You know we're not living in normal times when judges keep making nifty source citations in their anti-Trump opinions.
The latest is US District Judge Cynthia Rufe, a George W. Bush appointee, who has just ordered the National Park Service to put back the language about enslaved people that it had deleted from a display at the President's House in Philadelphia.
"As if the Ministry of Truth in George Orwell's 1984 now existed, with its motto 'Ignorance is Strength,' this Court is now asked to determine whether the federal government has the power it claims — to dissemble and disassemble historical truths when it has some domain over historical facts. It does not," she said.

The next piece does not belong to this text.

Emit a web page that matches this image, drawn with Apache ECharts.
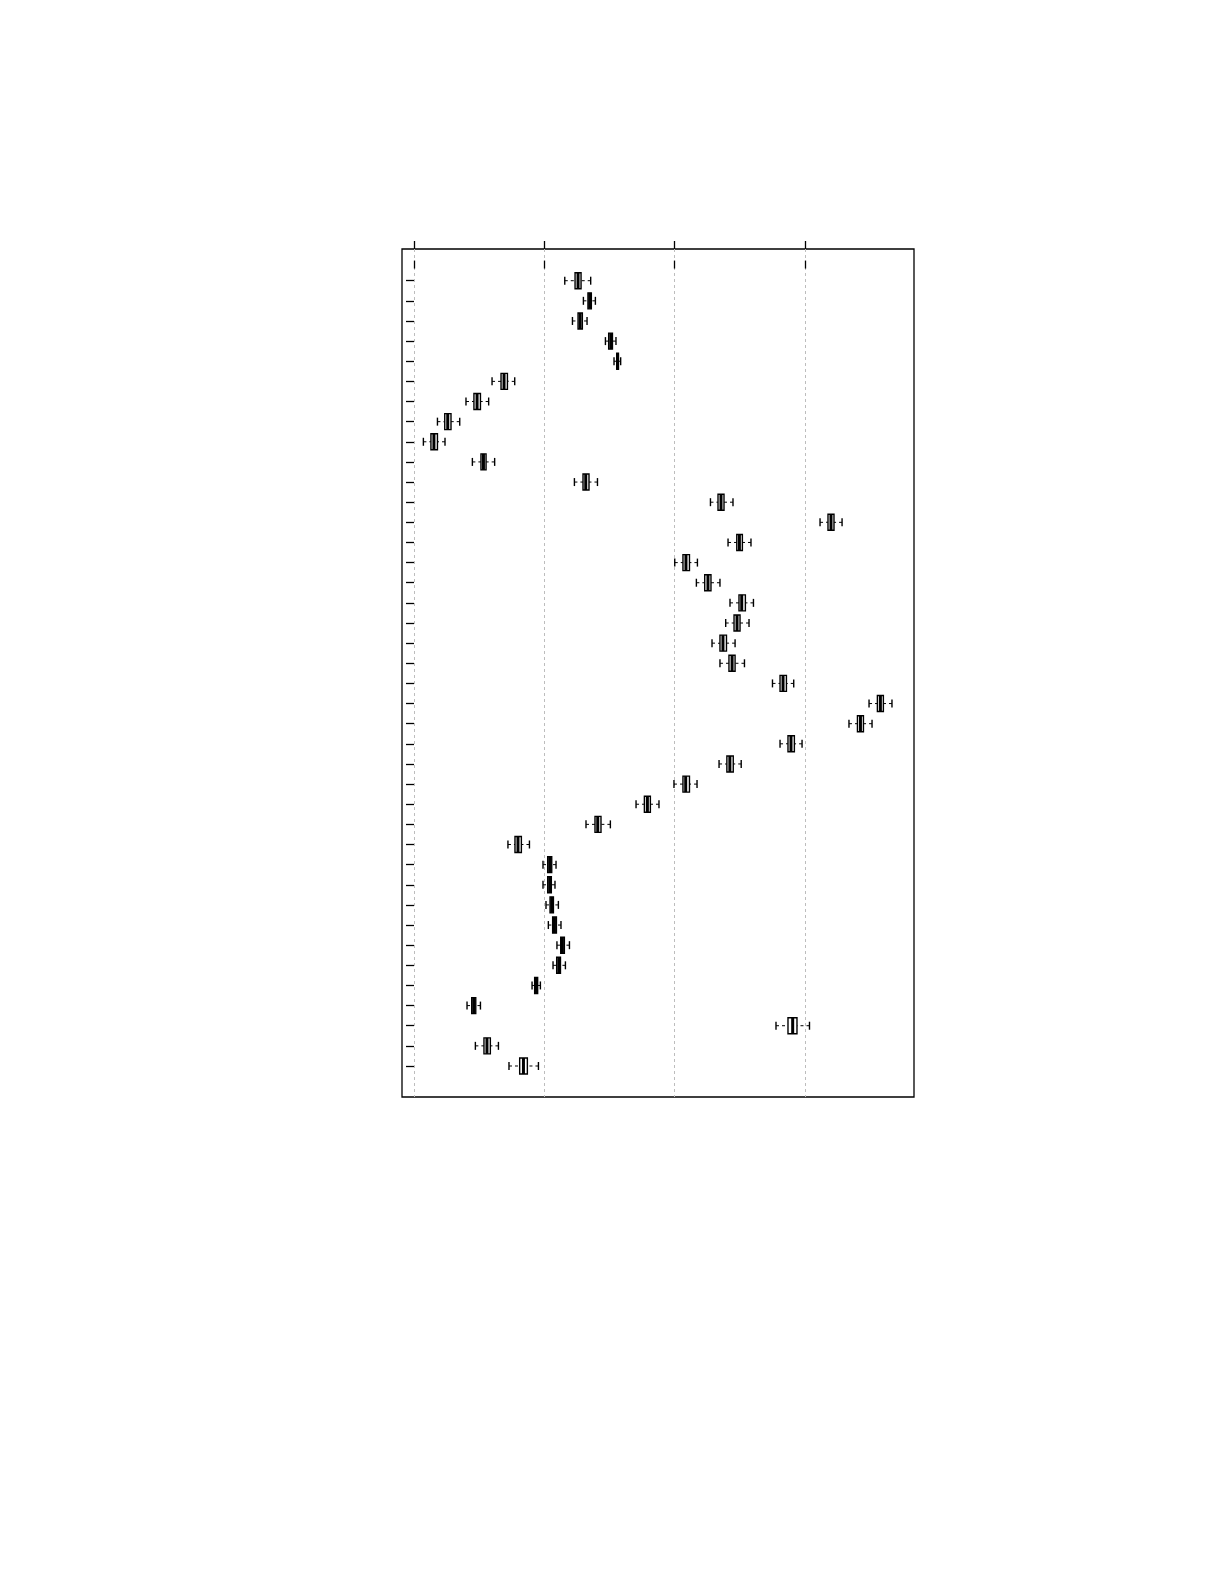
<!DOCTYPE html>
<html>
<head>
<meta charset="utf-8">
<script src="https://cdn.jsdelivr.net/npm/echarts@6/dist/echarts.min.js"></script>
<style>
  html, body { margin: 0; padding: 0; background: #fff; }
  #chart { width: 1225px; height: 1585px; }
</style>
</head>
<body>
<div id="chart"></div>
<script>
// box statistics, one entry per row (top to bottom)
const lowWhisker = [11.57, 13.00, 12.16, 14.69, 15.35, 5.99, 3.99, 1.80, 0.72, 4.48,
    12.31, 22.75, 31.16, 24.10, 20.01, 21.67, 24.25, 23.92, 22.87, 23.48,
    27.51, 34.92, 33.38, 28.09, 23.41, 19.95, 17.04, 13.20, 7.21, 9.90,
    9.90, 10.13, 10.31, 10.97, 10.67, 9.06, 4.07, 27.78, 4.71, 7.29];
const lowerQuartile = [12.36, 13.35, 12.59, 14.94, 15.56, 6.68, 4.60, 2.36, 1.30, 5.14,
    12.97, 23.33, 31.77, 24.77, 20.64, 22.31, 24.94, 24.56, 23.48, 24.17,
    28.09, 35.56, 34.03, 28.70, 24.01, 20.64, 17.68, 13.89, 7.75, 10.26,
    10.26, 10.44, 10.64, 11.26, 10.95, 9.26, 4.43, 28.70, 5.37, 8.11];
const median = [12.59, 13.48, 12.75, 15.10, 15.62, 6.91, 4.84, 2.59, 1.53, 5.33,
    13.18, 23.56, 32.00, 24.97, 20.87, 22.56, 25.15, 24.79, 23.71, 24.41,
    28.32, 35.79, 34.26, 28.93, 24.24, 20.85, 17.91, 14.10, 7.98, 10.41,
    10.41, 10.57, 10.78, 11.39, 11.11, 9.38, 4.58, 29.06, 5.60, 8.40];
const upperQuartile = [12.82, 13.61, 12.92, 15.23, 15.69, 7.17, 5.10, 2.84, 1.80, 5.53,
    13.43, 23.79, 32.23, 25.20, 21.14, 22.79, 25.43, 25.02, 23.98, 24.64,
    28.58, 36.02, 34.49, 29.19, 24.50, 21.14, 18.14, 14.35, 8.24, 10.57,
    10.54, 10.70, 10.93, 11.54, 11.24, 9.49, 4.74, 29.39, 5.86, 8.70];
const highWhisker = [13.56, 13.92, 13.28, 15.50, 15.86, 7.73, 5.73, 3.51, 2.38, 6.19,
    14.08, 24.48, 32.85, 25.86, 21.75, 23.48, 26.05, 25.71, 24.64, 25.36,
    29.14, 36.68, 35.15, 29.78, 25.11, 21.72, 18.80, 15.07, 8.86, 10.90,
    10.82, 11.08, 11.28, 11.93, 11.62, 9.70, 5.10, 30.35, 6.48, 9.55];

const xTicks = [0, 10, 20, 30];
const rowIds = lowWhisker.map((v, i) => i + 1);

const data = rowIds.map((r, i) => [r, lowWhisker[i], lowerQuartile[i], median[i], upperQuartile[i], highWhisker[i]]);

const chart = echarts.init(document.getElementById('chart'));

const BOX_H = 16;
const CAP_H = 8;

function renderBox(params, api) {
    const row = api.value(0);
    const pLow = api.coord([api.value(1), row]);
    const pQ1 = api.coord([api.value(2), row]);
    const pMed = api.coord([api.value(3), row]);
    const pQ3 = api.coord([api.value(4), row]);
    const pHigh = api.coord([api.value(5), row]);
    const y = pMed[1];
    const dash = { stroke: '#000', lineWidth: 1, lineDash: [3, 3] };
    const solid = { stroke: '#000', lineWidth: 1.4 };
    return {
        type: 'group',
        children: [
            // dashed whiskers run from the caps towards the box
            { type: 'line', shape: { x1: pLow[0], y1: y, x2: pQ1[0], y2: y }, style: dash },
            { type: 'line', shape: { x1: pHigh[0], y1: y, x2: pQ3[0], y2: y }, style: dash },
            { type: 'line', shape: { x1: pLow[0], y1: y - CAP_H / 2, x2: pLow[0], y2: y + CAP_H / 2 }, style: solid },
            { type: 'line', shape: { x1: pHigh[0], y1: y - CAP_H / 2, x2: pHigh[0], y2: y + CAP_H / 2 }, style: solid },
            { type: 'rect', shape: { x: pQ1[0], y: y - BOX_H / 2, width: pQ3[0] - pQ1[0], height: BOX_H },
              style: { fill: '#fff', stroke: '#000', lineWidth: 1.4 } },
            { type: 'line', shape: { x1: pMed[0], y1: y - BOX_H / 2, x2: pMed[0], y2: y + BOX_H / 2 },
              style: { stroke: '#000', lineWidth: 3 } }
        ]
    };
}

const xAxisBase = {
    type: 'value',
    min: -0.92,
    max: 38.37,
    axisLine: { show: false },
    axisLabel: { show: false },
    axisTick: {
        show: true,
        inside: false,
        length: 8,
        customValues: xTicks,
        lineStyle: { color: '#000', width: 1.3 }
    }
};

let option = {
    animation: false,
    backgroundColor: '#fff',
    grid: {
        left: 402,
        top: 249,
        width: 512,
        height: 848,
        show: true,
        borderColor: '#000',
        borderWidth: 1.3,
        backgroundColor: 'transparent'
    },
    xAxis: [
        Object.assign({}, xAxisBase, {
            position: 'bottom',
            splitLine: {
                show: true,
                lineStyle: { color: '#bdbdbd', type: [3, 3], width: 1 }
            }
        }),
        Object.assign({}, xAxisBase, {
            position: 'top',
            splitLine: { show: false }
        })
    ],
    yAxis: {
        type: 'value',
        inverse: true,
        min: -0.574,
        max: 41.54,
        axisLine: { show: false },
        axisLabel: { show: false },
        splitLine: { show: false },
        axisTick: {
            show: true,
            inside: false,
            length: 8,
            customValues: rowIds,
            lineStyle: { color: '#000', width: 1.3 }
        }
    },
    series: [{
        type: 'custom',
        xAxisIndex: 0,
        yAxisIndex: 0,
        renderItem: renderBox,
        encode: { x: [1, 2, 3, 4, 5], y: 0 },
        data: data,
        clip: false
    }]
};

chart.setOption(option);
</script>
</body>
</html>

Rufe's decision comes on top of District Judge Richard Leon, who cited Bob Dylan's "Subterranean Homesick Blues" in his scathing smackdown of Pete Hegseth's campaign against Senator Mark Kelly. "This Court has all it needs to conclude that defendants have trampled on Senator Kelly’s First Amendment freedoms and threatened the Constitutional liberties of millions of military retirees," he wrote. "You don't need a weatherman to know which way the wind blows."
And let's not forget Supreme Court Justice Ketanji Brown Jackson, who last summer accused her SCOTUS colleagues of "Calvinball jurisprudence with a twist. This Administration always wins."
Good work! Anything judges can do to draw attention to their rulings against the anti-Constitutional Trumpsters is great. We cats PURR.